Some of the fines levied against United will go towards technological efforts to assist disabled passengers, including adding the ability to request assistance through the airline’s mobile application, as well as monitoring ground service vendors contracted to provide wheelchairs and assistance to disabled flyers. United will receive $650,000 in credits for settlements to disabled flyers, while the remaining $750,000 will be levied for the tarmac delays.

The fines come as flyer faith in the tarmac delay rule is at an all-time low. A recent study suggests the rule has made domestic travel even more difficult.

[Photo: Getty Images]

Comments are Closed.
KRSW January 12, 2016

$2.5M? Smisek was got paid $12M in 2014, his golden parachute works out to ~$9M. I don't think $2.5M is going to make a hill of beans difference.

FlyingWithers January 9, 2016

Yet another reason not to fly UA. I have s strict policy of not doing business with companies that cheat customers. That applies to airlines, banks, credit card companies, etc.
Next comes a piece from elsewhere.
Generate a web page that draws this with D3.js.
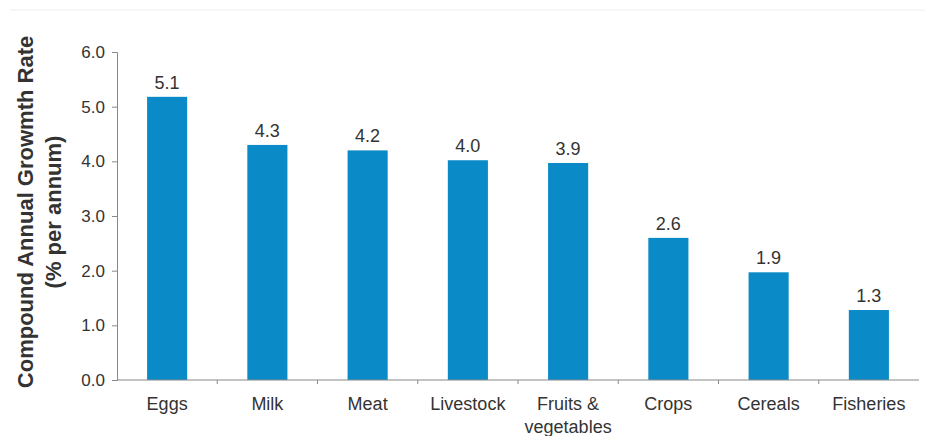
<!DOCTYPE html>
<html>
<head>
<meta charset="utf-8">
<script src="https://cdn.jsdelivr.net/npm/d3@7"></script>
<style>
  body { margin: 0; background: #fff; }
  text { font-family: "Liberation Sans", Arial, sans-serif; fill: #333; }
</style>
</head>
<body>
<svg id="chart" width="925" height="436"></svg>
<script>
// data
const categories = ["Eggs", "Milk", "Meat", "Livestock", "Fruits & vegetables", "Crops", "Cereals", "Fisheries"];
const values = [5.18, 4.3, 4.2, 4.02, 3.97, 2.6, 1.97, 1.28];
const valueLabels = ["5.1", "4.3", "4.2", "4.0", "3.9", "2.6", "1.9", "1.3"];
const yTicks = [0, 1, 2, 3, 4, 5, 6];

const svg = d3.select("#chart"),
      margin = { top: 52, right: 6, bottom: 56, left: 117 },
      width = +svg.attr("width") - margin.left - margin.right,
      height = +svg.attr("height") - margin.top - margin.bottom;

// faint rule at the top
svg.append("line")
  .attr("x1", 10).attr("x2", 925)
  .attr("y1", 10).attr("y2", 10)
  .attr("stroke", "#eee");

const g = svg.append("g").attr("transform", `translate(${margin.left},${margin.top})`);

const x = d3.scaleBand()
            .domain(categories)
            .range([0, width])
            .paddingInner(0.6)
            .paddingOuter(0.3);

const y = d3.scaleLinear()
            .domain([0, 6])
            .range([height, 0]);

// Bars
g.selectAll(".bar")
  .data(categories)
  .enter()
  .append("rect")
  .attr("class", "bar")
  .attr("x", d => x(d))
  .attr("y", (d, i) => y(values[i]))
  .attr("width", x.bandwidth())
  .attr("height", (d, i) => height - y(values[i]))
  .attr("fill", "#0a8bc7");

// value labels
g.selectAll(".val")
  .data(categories)
  .enter()
  .append("text")
  .attr("class", "val")
  .attr("x", d => x(d) + x.bandwidth() / 2)
  .attr("y", (d, i) => y(values[i]) - 8)
  .attr("text-anchor", "middle")
  .style("font-size", "18px")
  .text((d, i) => valueLabels[i]);

// Y Axis
const yAxis = g.append("g")
  .call(d3.axisLeft(y).tickValues(yTicks).tickFormat(d3.format(".1f")).tickSize(5).tickPadding(7));
yAxis.selectAll("text").style("font-size", "17px").attr("fill", "#333");
yAxis.selectAll("line, path").attr("stroke", "#888");

// X Axis: ticks on the category boundaries
const xAxis = g.append("g").attr("transform", `translate(0,${height})`);
xAxis.append("line")
  .attr("x1", 0).attr("x2", width)
  .attr("stroke", "#888");
xAxis.selectAll(".tk")
  .data(categories.slice(1))
  .enter()
  .append("line")
  .attr("x1", (d, i) => (i + 1) * width / categories.length)
  .attr("x2", (d, i) => (i + 1) * width / categories.length)
  .attr("y2", 4)
  .attr("stroke", "#888");

const catLabels = xAxis.selectAll(".cat")
  .data(categories)
  .enter()
  .append("text")
  .attr("class", "cat")
  .attr("x", d => x(d) + x.bandwidth() / 2)
  .attr("y", 30)
  .attr("text-anchor", "middle")
  .style("font-size", "18px");

catLabels.each(function(d) {
  const parts = d === "Fruits & vegetables" ? ["Fruits &", "vegetables"] : [d];
  d3.select(this).selectAll("tspan")
    .data(parts)
    .enter()
    .append("tspan")
    .attr("x", x(d) + x.bandwidth() / 2)
    .attr("dy", (p, i) => i ? 23 : 0)
    .text(p => p);
});

// Y title
const title = svg.append("text")
  .attr("transform", `translate(0,${margin.top + height / 2 - 4}) rotate(-90)`)
  .attr("text-anchor", "middle")
  .style("font-size", "22px")
  .style("font-weight", "bold")
  .attr("fill", "#3a3a3a");
title.append("tspan").attr("x", 0).attr("y", 33).text("Compound Annual Growmth Rate");
title.append("tspan").attr("x", 0).attr("y", 61).text("(% per annum)");
</script>
</body>
</html>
The only way to stop company cheating is to stop doing business with them. If something can't go on forever, it will stop: Economist Herbert Stein

Ronlap January 8, 2016

My mom and her caregiver flew SFO-ORD-SFO. Her caregiver had to leave her sitting in the lobby while she ran around trying to find a wheelchair - even though my mom had one listed in her PNR. The agent was apologetic, but that doesn't help.